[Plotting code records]
◆ ◆ ◆ ◆
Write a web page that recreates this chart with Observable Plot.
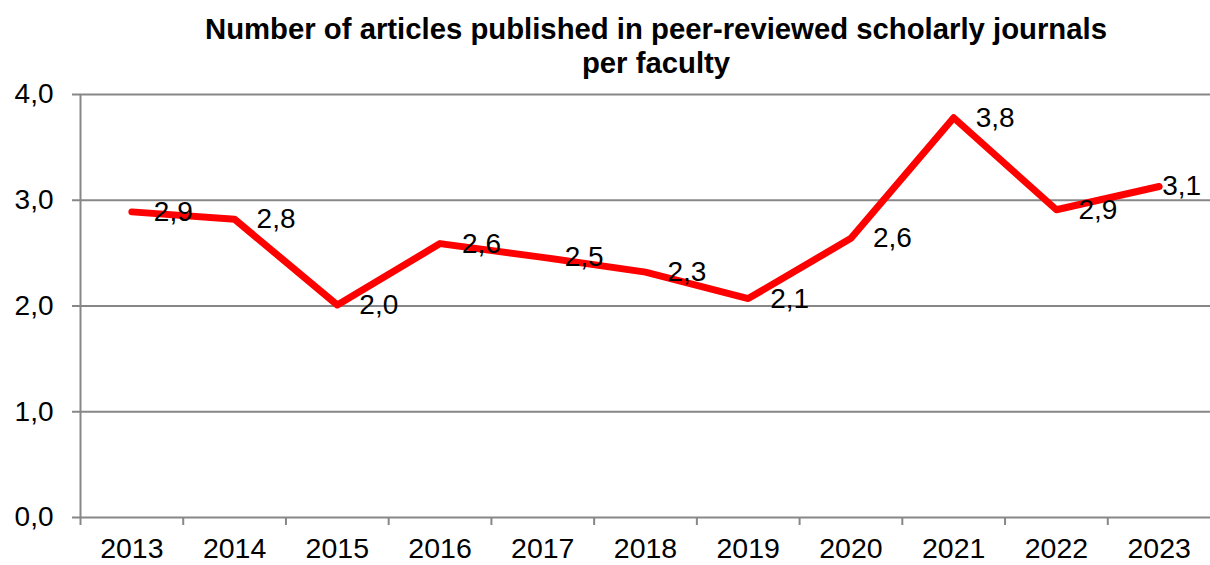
<!DOCTYPE html>
<html>
<head>
<meta charset="utf-8">
<script src="https://cdn.jsdelivr.net/npm/d3@7"></script>
<script src="https://cdn.jsdelivr.net/npm/@observablehq/plot@0.6"></script>
<style>
  html, body { margin: 0; padding: 0; background: #fff; }
  #wrap { width: 1210px; height: 565px; overflow: hidden; font-family: "Liberation Sans", Arial, sans-serif; }
  #title { position: relative; z-index: 1; box-sizing: border-box; width: 1210px; height: 70px; padding-top: 12px; padding-left: 102px;
           text-align: center; font-weight: bold; font-size: 29.3px; line-height: 34px; color: #000; white-space: nowrap; }
  svg { display: block; }
</style>
</head>
<body>
<div id="wrap">
  <div id="title">Number of articles published in peer-reviewed scholarly journals<br>per faculty</div>
  <div id="chart"></div>
</div>
<script>
const years = [2013, 2014, 2015, 2016, 2017, 2018, 2019, 2020, 2021, 2022, 2023];
const values = [2.89, 2.82, 2.01, 2.59, 2.46, 2.32, 2.07, 2.64, 3.78, 2.91, 3.13];
const yTicks = [0, 1, 2, 3, 4];

const data = years.map((year, i) => ({year, value: values[i]}));
const boundaries = years.map(y => y - 0.5);
const fmt = d => d.toFixed(1).replace(".", ",");
const gray = "#878787";
const lastYear = years[years.length - 1];

const chart = Plot.plot({
  width: 1210,
  height: 495,
  marginTop: 24,
  marginBottom: 48,
  marginLeft: 80,
  marginRight: 0,
  style: {fontFamily: "'Liberation Sans', Arial, sans-serif", fontSize: "28px", color: "#000", background: "transparent", overflow: "visible"},
  x: {domain: [years[0] - 0.5, lastYear + 0.5], label: null},
  y: {domain: [0, 4], label: null},
  marks: [
    Plot.ruleY(yTicks, {stroke: gray, strokeWidth: 2}),
    Plot.ruleX([years[0] - 0.5], {y1: 0, y2: 4, stroke: gray, strokeWidth: 2}),
    Plot.axisX({ticks: boundaries, tickSize: 8, tickFormat: () => "", stroke: gray, strokeWidth: 2, label: null}),
    Plot.axisX({ticks: years, tickSize: 0, tickPadding: 20, tickFormat: d => String(d), fontSize: 28.5, fill: "#000", label: null}),
    Plot.axisY({ticks: yTicks, tickSize: 8, tickPadding: 19, tickFormat: fmt, stroke: gray, strokeWidth: 2, fontSize: 28, fill: "#000", label: null}),
    Plot.line(data, {x: "year", y: "value", stroke: "#ff0000", strokeWidth: 7, strokeLinecap: "round", strokeLinejoin: "round"}),
    Plot.text(data.filter(d => d.year !== lastYear), {x: "year", y: "value", text: d => fmt(d.value), textAnchor: "start", dx: 22, fontSize: 28, fill: "#000"}),
    Plot.text(data.filter(d => d.year === lastYear), {x: "year", y: "value", text: d => fmt(d.value), textAnchor: "start", dx: 3, fontSize: 28, fill: "#000"})
  ]
});
document.getElementById("chart").appendChild(chart);
</script>
</body>
</html>
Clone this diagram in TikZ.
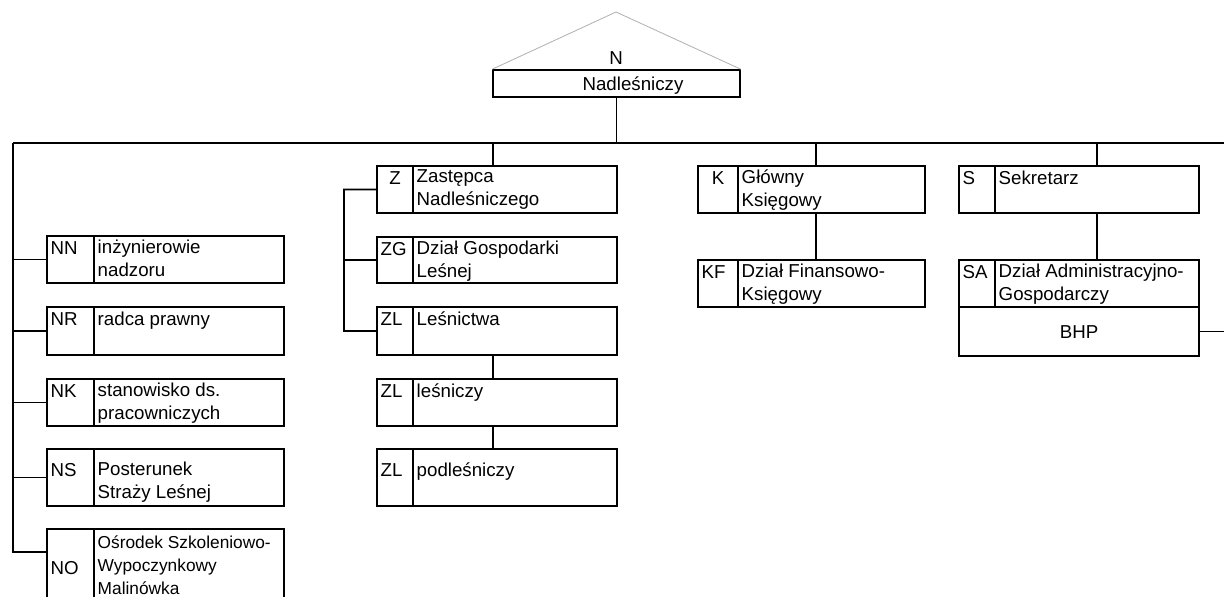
\documentclass[tikz,border=0pt]{standalone}
\usepackage{fontspec}
\setmainfont{Liberation Sans}
\usetikzlibrary{fit}

\newcommand{\orgfont}{\fontsize{13.3}{16.4}\selectfont}
\newcommand{\orgsmallfont}{\fontsize{12.3}{16.6}\selectfont}

\tikzset{
  cell/.style={draw, line width=1.1pt, inner sep=0pt},
  lbl/.style={inner sep=3pt, align=left, font=\orgfont,
              execute at begin node={\rule{0pt}{0.78em}}},
  link/.style={line width=1.1pt},
  codetop/.style={anchor=north west, at={(#1c.north west)}},
  codecen/.style={anchor=north, at={(#1c.north)}},
  codelow/.style={anchor=north west, at={(#1c.north west)}, yshift=-6.4pt},
  codeside/.style={anchor=west, at={(#1c.west)}},
  txttop/.style={anchor=north west, at={(#1t.north west)}},
  txtcen/.style={anchor=north west, at={(#1t.north west)}},
  txtlow/.style={anchor=north west, at={(#1t.north west)}, yshift=-6.4pt},
  txtside/.style={anchor=north west, at={(#1t.north west)}, yshift=-2pt, font=\orgsmallfont},
}

% unit: name, x left, x divider, x right, y top, y bottom, code, text, alignment
\newcommand{\orgunit}[9]{%
  \node[cell, fit={(#2,#5) (#3,#6)}] (#1c) {};
  \node[cell, fit={(#3,#5) (#4,#6)}] (#1t) {};
  \node[lbl, code#9=#1] (#1cl) {#7};
  \node[lbl, txt#9=#1] (#1tl) {#8};
}

\begin{document}
\begin{tikzpicture}[x=0.025cm, y=-0.025cm]
    \useasboundingbox (0,0) rectangle (1224,597);

    % Nadlesniczy
    \node[cell, fit={(493,70) (740,97)}] (Nbox) {};
    \coordinate (apex) at (616,12);
    \draw[gray!60, line width=0.6pt] (Nbox.north west) -- (apex) -- (Nbox.north east);
    \node[lbl] (Nl) at (616,57) {N};
    \node[lbl] (Nt) at (633,85.5) {Nadleśniczy};

    % main bus
    \coordinate (busL) at (13,143);
    \coordinate (busR) at (1224,143);
    \draw[link] (busL) -- (busR);
    \draw[link] (Nbox.south) -- (Nbox.south |- busL);

    % left column
    \orgunit{NN}{47}{94}{284}{236}{283}{NN}{inżynierowie\\nadzoru}{top}
    \orgunit{NR}{47}{94}{284}{307}{355}{NR}{radca prawny}{top}
    \orgunit{NK}{47}{94}{284}{379}{426}{NK}{stanowisko ds.\\pracowniczych}{top}
    \orgunit{NS}{47}{94}{284}{449}{506}{NS}{Posterunek\\Straży Leśnej}{low}
    \orgunit{NO}{47}{94}{284}{529}{606}{NO}{Ośrodek Szkoleniowo-\\Wypoczynkowy\\Malinówka}{side}
    \coordinate (nostub) at (13,552);
    \draw[link] (busL) -- (nostub) -- (nostub -| NOc.west);
    \foreach \u in {NN,NR,NK,NS} {
        \draw[link] (\u c.west) -- (\u c.west -| busL);
    }

    % Zastepca column
    \orgunit{Z}{377}{413}{617}{166}{213}{Z}{Zastępca\\Nadleśniczego}{cen}
    \orgunit{ZG}{377}{413}{617}{237}{283}{ZG}{Dział Gospodarki\\Leśnej}{top}
    \orgunit{ZL1}{377}{413}{617}{307}{355}{ZL}{Leśnictwa}{top}
    \orgunit{ZL2}{377}{413}{617}{379}{426}{ZL}{leśniczy}{top}
    \orgunit{ZL3}{377}{413}{617}{449}{506}{ZL}{podleśniczy}{low}
    \coordinate (zdrop) at (493,166);
    \coordinate (zbar) at (344,189.5);
    \draw[link] (zdrop) -- (zdrop |- busL);
    \draw[link] (Zc.west) -- (zbar) |- (ZL1c.west);
    \draw[link] (ZGc.west) -- (ZGc.west -| zbar);
    \draw[link] (ZL1t.south -| zdrop) -- (ZL2t.north -| zdrop);
    \draw[link] (ZL2t.south -| zdrop) -- (ZL3t.north -| zdrop);

    % Ksiegowy column
    \orgunit{K}{698}{738}{925}{166}{213}{K}{Główny\\Księgowy}{cen}
    \orgunit{KF}{698}{738}{925}{260}{307}{KF}{Dział Finansowo-\\Księgowy}{top}
    \coordinate (kdrop) at (816,166);
    \draw[link] (kdrop) -- (kdrop |- busL);
    \draw[link] (Kt.south -| kdrop) -- (KFt.north -| kdrop);

    % Sekretarz column
    \orgunit{S}{959}{995}{1199}{166}{213}{S}{Sekretarz}{top}
    \orgunit{SA}{959}{995}{1199}{260}{307}{SA}{Dział Administracyjno-\\Gospodarczy}{top}
    \node[cell, fit={(959,307) (1199,356)}] (BHP) {};
    \node[lbl] (BHPl) at (BHP.center) {BHP};
    \coordinate (sdrop) at (1097,166);
    \draw[link] (sdrop) -- (sdrop |- busL);
    \draw[link] (St.south -| sdrop) -- (SAt.north -| sdrop);
    \draw[link] (BHP.east) -- (BHP.east -| busR);

\end{tikzpicture}
\end{document}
◆ ◆ ◆ ◆
→ Goal
Find every line in the records above that contains the word "chart", and copy each one.

→ Response
Write a web page that recreates this chart with Observable Plot.
  <div id="chart"></div>
const chart = Plot.plot({
document.getElementById("chart").appendChild(chart);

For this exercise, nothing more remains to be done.